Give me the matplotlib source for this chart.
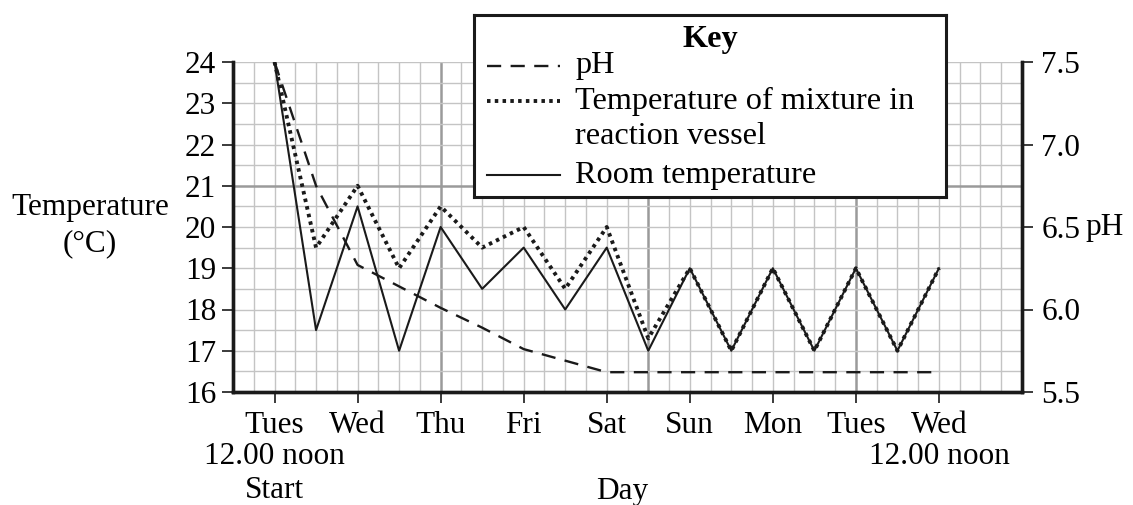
import matplotlib
matplotlib.use("Agg")
import matplotlib.pyplot as plt
import matplotlib.transforms as mtransforms
import numpy as np

plt.rcParams["font.family"] = ["Liberation Serif", "DejaVu Serif"]

# data
day_labels = ["Tues", "Wed", "Thu", "Fri", "Sat", "Sun", "Mon", "Tues", "Wed"]
day_pos = [0, 1, 2, 3, 4, 5, 6, 7, 8]

time = [0, 0.5, 1, 1.5, 2, 2.5, 3, 3.5, 4, 4.5, 5, 5.5, 6, 6.5, 7, 7.5, 8]
room_temp = [24, 17.5, 20.5, 17, 20, 18.5, 19.5, 18, 19.5, 17, 19, 17, 19, 17, 19, 17, 19]
mixture_temp = [24, 19.5, 21, 19, 20.5, 19.5, 20, 18.5, 20, 17.3, 19, 17, 19, 17, 19, 17, 19]

ph_time = [0, 0.5, 1, 1.5, 2, 2.5, 3, 3.5, 4, 8]
ph = [7.5, 6.75, 6.27, 6.14, 6.01, 5.89, 5.76, 5.69, 5.62, 5.62]

temp_ticks = [16, 17, 18, 19, 20, 21, 22, 23, 24]
ph_ticks = [5.5, 6.0, 6.5, 7.0, 7.5]

W, H = 1133, 505
FS = 22.5
KFS = 23.2

fig = plt.figure(figsize=(W / 100, H / 100), dpi=100)
ax = fig.add_axes([233 / W, 1 - 392 / H, (1022 - 233) / W, (392 - 62) / H])

x0, x1 = -0.5, 9.0
y0, y1 = 16, 24
ax.set_xlim(x0, x1)
ax.set_ylim(y0, y1)

# graph paper grid
for gx in np.arange(x0, x1 + 0.01, 0.25):
    major = abs(((gx - x0) / 2.5) - round((gx - x0) / 2.5)) < 1e-6
    ax.axvline(gx, color="#9a9a9a" if major else "#c4c4c4",
               lw=1.8 if major else 1.0, zorder=0)
for gy in np.arange(y0, y1 + 0.01, 0.5):
    major = abs(((gy - y0) / 5) - round((gy - y0) / 5)) < 1e-6
    ax.axhline(gy, color="#9a9a9a" if major else "#c4c4c4",
               lw=1.8 if major else 1.0, zorder=0)

ax.plot(time, room_temp, color="#1a1a1a", lw=1.5, zorder=3)
ax.plot(time, mixture_temp, color="#1a1a1a", lw=2.8, linestyle=(0, (0.9, 1.1)), zorder=3)

ax2 = ax.twinx()
ax2.set_ylim(5.5, 7.5)
ax2.plot(ph_time, ph, color="#1a1a1a", lw=1.7, linestyle=(0, (6, 4)), zorder=3)

for a in (ax, ax2):
    for s in a.spines.values():
        s.set_linewidth(2.4)
        s.set_color("#1a1a1a")
    a.spines["top"].set_visible(False)

ax.set_xticks(day_pos)
ax.set_xticklabels(day_labels, fontsize=FS)
ax.set_yticks(temp_ticks)
ax.set_yticklabels([str(v) for v in temp_ticks], fontsize=FS)
ax.tick_params(axis="both", length=8, width=1.2, color="#1a1a1a", pad=4)
ax.tick_params(axis="x", pad=6)
ax2.set_yticks(ph_ticks)
ax2.set_yticklabels([f"{v:.1f}" for v in ph_ticks], fontsize=FS)
ax2.tick_params(axis="y", length=8, width=1.2, color="#1a1a1a", pad=6)

# axis labels placed like the printed figure
fig.text(90 / W, 1 - 208 / H, "Temperature", fontsize=FS, ha="center", va="center")
fig.text(90 / W, 1 - 244 / H, "(°C)", fontsize=FS, ha="center", va="center")
fig.text(1085 / W, 1 - 227 / H, "pH", fontsize=FS, ha="left", va="center")

bt = mtransforms.blended_transform_factory(ax.transData, fig.transFigure)
ax.text(day_pos[0], 1 - 457 / H, "12.00 noon", transform=bt, fontsize=FS, ha="center", va="center")
ax.text(day_pos[0], 1 - 491 / H, "Start", transform=bt, fontsize=FS, ha="center", va="center")
ax.text(day_pos[-1], 1 - 457 / H, "12.00 noon", transform=bt, fontsize=FS, ha="center", va="center")
fig.text(622 / W, 1 - 491 / H, "Day", fontsize=FS, ha="center", va="center")

# key box drawn on top of the grid
kl, kr, kt, kb = 474, 946, 15, 197
kax = fig.add_axes([kl / W, 1 - kb / H, (kr - kl) / W, (kb - kt) / H])
kax.set_xlim(0, kr - kl)
kax.set_ylim(kb - kt, 0)
kax.set_xticks([])
kax.set_yticks([])
kax.set_facecolor("white")
for s in kax.spines.values():
    s.set_linewidth(2.2)
    s.set_color("#1a1a1a")

kax.text(236, 25, "Key", fontsize=KFS, fontweight="bold", ha="center", va="center")
hx = [13, 86]
kax.plot(hx, [51, 51], color="#1a1a1a", lw=1.7, linestyle=(0, (6, 4)))
kax.plot(hx, [86, 86], color="#1a1a1a", lw=2.8, linestyle=(0, (0.9, 1.1)))
kax.plot(hx, [160, 160], color="#1a1a1a", lw=1.5)
kax.text(101, 51, "pH", fontsize=KFS, ha="left", va="center")
kax.text(101, 86, "Temperature of mixture in", fontsize=KFS, ha="left", va="center")
kax.text(101, 121, "reaction vessel", fontsize=KFS, ha="left", va="center")
kax.text(101, 160, "Room temperature", fontsize=KFS, ha="left", va="center")

fig.savefig("out.png", dpi=100)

**Written exercise:**
Repeat only what lies between the start of the data and the end of the line containing "ax = fig.add_axes([233", exactly, with pictures left out.

**The solution:**
Give me the matplotlib source for this chart.
import matplotlib
matplotlib.use("Agg")
import matplotlib.pyplot as plt
import matplotlib.transforms as mtransforms
import numpy as np

plt.rcParams["font.family"] = ["Liberation Serif", "DejaVu Serif"]

# data
day_labels = ["Tues", "Wed", "Thu", "Fri", "Sat", "Sun", "Mon", "Tues", "Wed"]
day_pos = [0, 1, 2, 3, 4, 5, 6, 7, 8]

time = [0, 0.5, 1, 1.5, 2, 2.5, 3, 3.5, 4, 4.5, 5, 5.5, 6, 6.5, 7, 7.5, 8]
room_temp = [24, 17.5, 20.5, 17, 20, 18.5, 19.5, 18, 19.5, 17, 19, 17, 19, 17, 19, 17, 19]
mixture_temp = [24, 19.5, 21, 19, 20.5, 19.5, 20, 18.5, 20, 17.3, 19, 17, 19, 17, 19, 17, 19]

ph_time = [0, 0.5, 1, 1.5, 2, 2.5, 3, 3.5, 4, 8]
ph = [7.5, 6.75, 6.27, 6.14, 6.01, 5.89, 5.76, 5.69, 5.62, 5.62]

temp_ticks = [16, 17, 18, 19, 20, 21, 22, 23, 24]
ph_ticks = [5.5, 6.0, 6.5, 7.0, 7.5]

W, H = 1133, 505
FS = 22.5
KFS = 23.2

fig = plt.figure(figsize=(W / 100, H / 100), dpi=100)
ax = fig.add_axes([233 / W, 1 - 392 / H, (1022 - 233) / W, (392 - 62) / H])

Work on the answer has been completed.